■ Given exercise:
Output the lines exactly, from the one where "Write a Python" appears through the one where "0.10, 0.17, 0.20, 0.23, 0.245, 0.235, 0.215, 0.20, 0.18, 0.165]" appears. Images are left out.

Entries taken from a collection
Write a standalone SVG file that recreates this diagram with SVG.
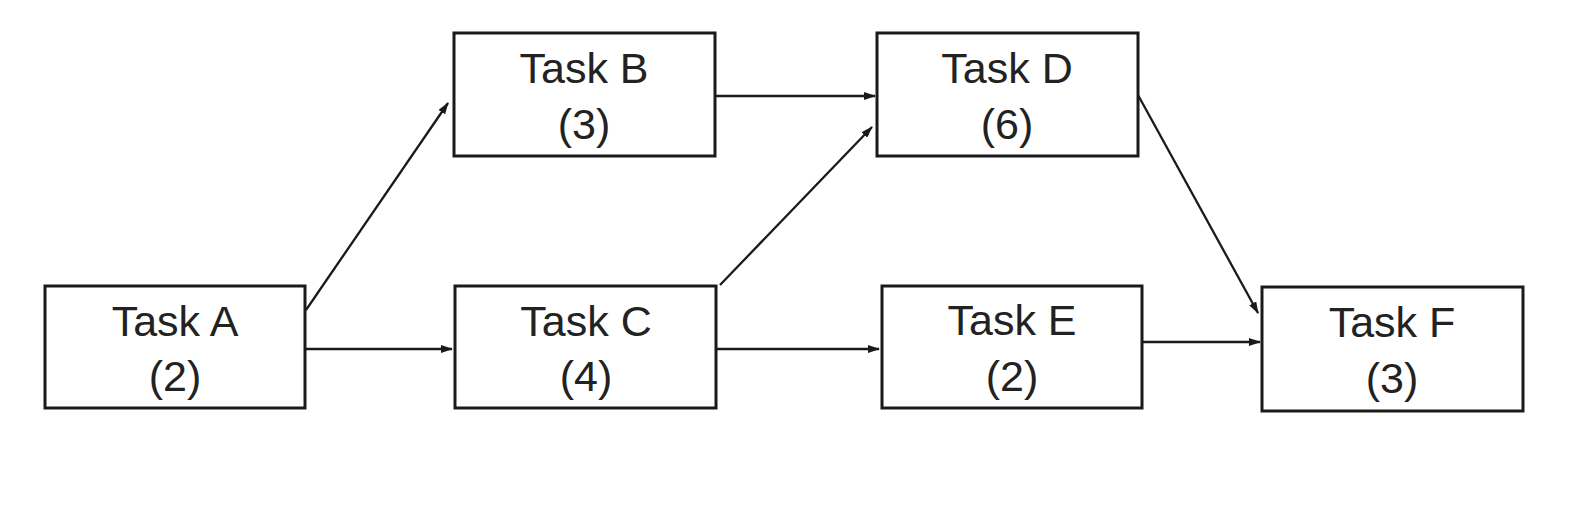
<svg xmlns="http://www.w3.org/2000/svg" width="1579" height="506" viewBox="0 0 1579 506">
<style>
.box{fill:#fff;stroke:#1a1a1a;stroke-width:3}
.lbl{font-family:"Liberation Sans",Arial,sans-serif;font-size:43px;fill:#222;text-anchor:middle}
.edge{fill:none;stroke:#1a1a1a;stroke-width:2.3;marker-end:url(#ah)}
</style>
<defs>
<marker id="ah" markerUnits="userSpaceOnUse" markerWidth="12" markerHeight="8" refX="11" refY="4" orient="auto">
<path d="M0,0 L12,4 L0,8 z" fill="#1a1a1a"/>
</marker>
</defs>
<rect width="1579" height="506" fill="#fff"/>
<g id="connectors">
<line class="edge" x1="306" y1="349" x2="452" y2="349"/>
<line class="edge" x1="306" y1="310" x2="448" y2="103"/>
<line class="edge" x1="716" y1="96" x2="875" y2="96"/>
<line class="edge" x1="720" y1="285" x2="872" y2="127"/>
<line class="edge" x1="717" y1="349" x2="879" y2="349"/>
<line class="edge" x1="1138" y1="95" x2="1258" y2="313"/>
<line class="edge" x1="1143" y1="342" x2="1260" y2="342"/>
</g>
<g id="taskA"><rect class="box" x="45" y="286" width="260" height="122"/><text class="lbl" x="175" y="336">Task A</text><text class="lbl" x="175" y="391">(2)</text></g>
<g id="taskB"><rect class="box" x="454" y="33" width="261" height="123"/><text class="lbl" x="584" y="83">Task B</text><text class="lbl" x="584" y="139">(3)</text></g>
<g id="taskC"><rect class="box" x="455" y="286" width="261" height="122"/><text class="lbl" x="586" y="336">Task C</text><text class="lbl" x="586" y="391">(4)</text></g>
<g id="taskD"><rect class="box" x="877" y="33" width="261" height="123"/><text class="lbl" x="1007" y="83">Task D</text><text class="lbl" x="1007" y="139">(6)</text></g>
<g id="taskE"><rect class="box" x="882" y="286" width="260" height="122"/><text class="lbl" x="1012" y="335">Task E</text><text class="lbl" x="1012" y="391">(2)</text></g>
<g id="taskF"><rect class="box" x="1262" y="287" width="261" height="124"/><text class="lbl" x="1392" y="337">Task F</text><text class="lbl" x="1392" y="393">(3)</text></g>
</svg>
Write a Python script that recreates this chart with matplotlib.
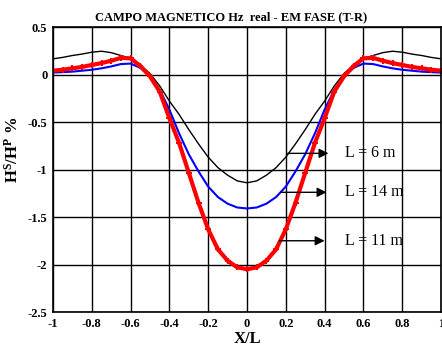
import numpy as np
import matplotlib
matplotlib.use("Agg")
import matplotlib.pyplot as plt

plt.rcParams["font.family"] = "Liberation Serif"
plt.rcParams["font.weight"] = "bold"
plt.rcParams["axes.titleweight"] = "bold"
plt.rcParams["axes.labelweight"] = "bold"
plt.rcParams["mathtext.fontset"] = "custom"
plt.rcParams["mathtext.rm"] = "Liberation Serif:bold"
plt.rcParams["mathtext.bf"] = "Liberation Serif:bold"
plt.rcParams["mathtext.it"] = "Liberation Serif:bold"

# X/L positions
x = [-1.00, -0.95, -0.90, -0.85, -0.80, -0.75, -0.70, -0.65, -0.60, -0.55,
     -0.50, -0.45, -0.40, -0.35, -0.30, -0.25, -0.20, -0.15, -0.10, -0.05,
     0.00,
     0.05, 0.10, 0.15, 0.20, 0.25, 0.30, 0.35, 0.40, 0.45, 0.50,
     0.55, 0.60, 0.65, 0.70, 0.75, 0.80, 0.85, 0.90, 0.95, 1.00]

# L = 6 m (black)
h_6m = [0.165, 0.18, 0.20, 0.215, 0.235, 0.245, 0.23, 0.20, 0.17, 0.10,
        0.01, -0.12, -0.28, -0.42, -0.58, -0.73, -0.87, -0.98, -1.06, -1.12,
        -1.14,
        -1.12, -1.06, -0.98, -0.87, -0.73, -0.58, -0.42, -0.28, -0.12, 0.01,
        0.10, 0.17, 0.20, 0.23, 0.245, 0.235, 0.215, 0.20, 0.18, 0.165]

# L = 14 m (blue)
h_14m = [0.02, 0.025, 0.03, 0.04, 0.05, 0.065, 0.085, 0.11, 0.115, 0.07,
         -0.02, -0.16, -0.37, -0.62, -0.84, -1.02, -1.18, -1.29, -1.36, -1.40,
         -1.41,
         -1.40, -1.36, -1.29, -1.18, -1.02, -0.84, -0.62, -0.37, -0.16, -0.02,
         0.07, 0.115, 0.11, 0.085, 0.065, 0.05, 0.04, 0.03, 0.025, 0.02]

# L = 11 m (red)
h_11m = [0.04, 0.05, 0.065, 0.08, 0.10, 0.12, 0.145, 0.175, 0.17, 0.09,
         -0.02, -0.18, -0.46, -0.72, -1.035, -1.35, -1.63, -1.84, -1.96, -2.03,
         -2.05,
         -2.03, -1.96, -1.84, -1.63, -1.35, -1.035, -0.72, -0.46, -0.18, -0.02,
         0.09, 0.17, 0.175, 0.145, 0.12, 0.10, 0.08, 0.065, 0.05, 0.04]

labels = ["L = 6 m", "L = 14 m", "L = 11 m"]
arrow_y = [-0.83, -1.24, -1.75]
arrow_x0 = [0.21, 0.175, 0.167]
arrow_x1 = [0.42, 0.41, 0.40]

fig = plt.figure(figsize=(4.42, 3.48), dpi=100)
ax = fig.add_axes([53 / 442, 1 - 312 / 348, 388 / 442, 285 / 348])

ax.plot(x, h_6m, color="black", lw=1.0)
ax.plot(x, h_14m, color="blue", lw=1.5)
ax.plot(x, h_11m, color="red", lw=3, marker="+", ms=4.5, mew=1.5)

for lab, yy, xa, xb in zip(labels, arrow_y, arrow_x0, arrow_x1):
    ax.annotate("", xy=(xb, yy), xytext=(xa, yy),
                arrowprops=dict(arrowstyle="-|>", color="black", lw=1,
                                mutation_scale=14, shrinkA=0, shrinkB=0))
    ax.text(0.505, yy, lab, fontsize=11.5, fontweight="normal",
            va="center", ha="left")

ax.set_xlim(-1, 1)
ax.set_ylim(-2.5, 0.5)
ax.set_xticks(np.arange(-1, 1.01, 0.2))
ax.set_yticks(np.arange(-2.5, 0.51, 0.5))
ax.set_xticklabels(["-1", "-0.8", "-0.6", "-0.4", "-0.2", "0", "0.2", "0.4", "0.6", "0.8", "1"])
ax.set_yticklabels(["-2.5", "-2", "-1.5", "-1", "-0.5", "0", "0.5"])
ax.tick_params(length=0, labelsize=9, pad=4)
ax.grid(True, color="black", lw=1)
for s in ax.spines.values():
    s.set_linewidth(1.2)

ax.set_title("CAMPO MAGNETICO Hz  real - EM FASE (T-R)", fontsize=9, pad=5,
             x=0.46)
ax.set_xlabel("X/L", fontsize=12, labelpad=1)
ax.set_ylabel(r"H$^{\mathrm{S}}$/H$^{\mathrm{P}}$ %", fontsize=12)
ax.yaxis.set_label_coords(-0.08, 0.57)

fig.savefig("out.png", dpi=100)
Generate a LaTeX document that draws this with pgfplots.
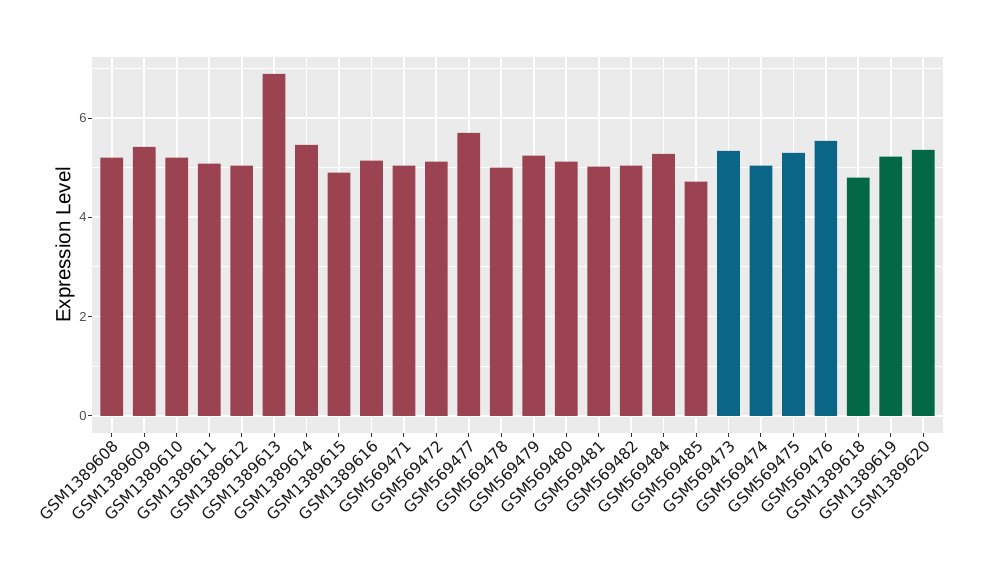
\documentclass[border=0pt]{standalone}
\usepackage{fontspec}
\setmainfont{Liberation Sans}
\newfontfamily\dejavu{DejaVu Sans}
\usepackage{pgfplots}
\pgfplotsset{compat=1.18}
\definecolor{panelgray}{RGB}{235,235,235}
\definecolor{gray20}{RGB}{51,51,51}
\definecolor{gray30}{RGB}{77,77,77}
\definecolor{barred}{RGB}{155,67,81}
\definecolor{barblue}{RGB}{10,101,135}
\definecolor{bargreen}{RGB}{3,104,70}
\begin{document}
\begin{tikzpicture}[x=1pt,y=1pt]
\useasboundingbox (0,0) rectangle (1000,580);
\begin{axis}[
  at={(92.3pt,147pt)}, anchor=south west,
  scale only axis, width=850.4pt, height=376.3pt,
  xmin=0.4, xmax=26.6, ymin=-0.345, ymax=7.235,
  axis background/.style={fill=panelgray},
  axis line style={draw=none},
  xtick={1,...,26},
  xticklabels={GSM1389608,GSM1389609,GSM1389610,GSM1389611,GSM1389612,GSM1389613,GSM1389614,GSM1389615,GSM1389616,GSM569471,GSM569472,GSM569477,GSM569478,GSM569479,GSM569480,GSM569481,GSM569482,GSM569484,GSM569485,GSM569473,GSM569474,GSM569475,GSM569476,GSM1389618,GSM1389619,GSM1389620},
  ytick={0,2,4,6}, minor ytick={1,3,5,7},
  grid=both,
  major grid style={white, line width=1.8pt},
  minor grid style={white, line width=0.9pt},
  tick pos=left, tick align=outside,
  major tick length=4pt, minor tick length=0pt,
  tick style={gray20, line width=1pt},
  /pgf/number format/assume math mode=true,
  yticklabel style={font=\fontsize{13}{15}\selectfont, text=gray30, inner sep=1.5pt},
  xticklabel style={font=\dejavu\fontsize{15.5}{17}\selectfont, text=black!90, rotate=45, anchor=north east, inner sep=1.5pt},
  ylabel={Expression Level},
  every axis y label/.style={at={(rel axis cs:0,0.5)}, rotate=90, anchor=center, yshift=27.3pt, font=\fontsize{20.5}{23}\selectfont},
]
\addplot[ybar, bar width=0.7, bar shift=0pt, fill=barred, draw=none] coordinates {
(1,5.20) (2,5.42) (3,5.20) (4,5.08) (5,5.04) (6,6.89) (7,5.46) (8,4.90) (9,5.14) (10,5.04) (11,5.12) (12,5.70) (13,5.00) (14,5.24) (15,5.12) (16,5.02) (17,5.04) (18,5.28) (19,4.72)};
\addplot[ybar, bar width=0.7, bar shift=0pt, fill=barblue, draw=none] coordinates {
(20,5.34) (21,5.04) (22,5.30) (23,5.54)};
\addplot[ybar, bar width=0.7, bar shift=0pt, fill=bargreen, draw=none] coordinates {
(24,4.80) (25,5.22) (26,5.36)};
\end{axis}
\end{tikzpicture}
\end{document}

■ Exercise result:
Write a Python script that recreates this chart with matplotlib.
import numpy as np
import matplotlib
matplotlib.use("Agg")
import matplotlib.pyplot as plt

plt.rcParams["font.family"] = "Liberation Serif"
plt.rcParams["font.weight"] = "bold"
plt.rcParams["axes.titleweight"] = "bold"
plt.rcParams["axes.labelweight"] = "bold"
plt.rcParams["mathtext.fontset"] = "custom"
plt.rcParams["mathtext.rm"] = "Liberation Serif:bold"
plt.rcParams["mathtext.bf"] = "Liberation Serif:bold"
plt.rcParams["mathtext.it"] = "Liberation Serif:bold"

# X/L positions
x = [-1.00, -0.95, -0.90, -0.85, -0.80, -0.75, -0.70, -0.65, -0.60, -0.55,
     -0.50, -0.45, -0.40, -0.35, -0.30, -0.25, -0.20, -0.15, -0.10, -0.05,
     0.00,
     0.05, 0.10, 0.15, 0.20, 0.25, 0.30, 0.35, 0.40, 0.45, 0.50,
     0.55, 0.60, 0.65, 0.70, 0.75, 0.80, 0.85, 0.90, 0.95, 1.00]

# L = 6 m (black)
h_6m = [0.165, 0.18, 0.20, 0.215, 0.235, 0.245, 0.23, 0.20, 0.17, 0.10,
        0.01, -0.12, -0.28, -0.42, -0.58, -0.73, -0.87, -0.98, -1.06, -1.12,
        -1.14,
        -1.12, -1.06, -0.98, -0.87, -0.73, -0.58, -0.42, -0.28, -0.12, 0.01,
        0.10, 0.17, 0.20, 0.23, 0.245, 0.235, 0.215, 0.20, 0.18, 0.165]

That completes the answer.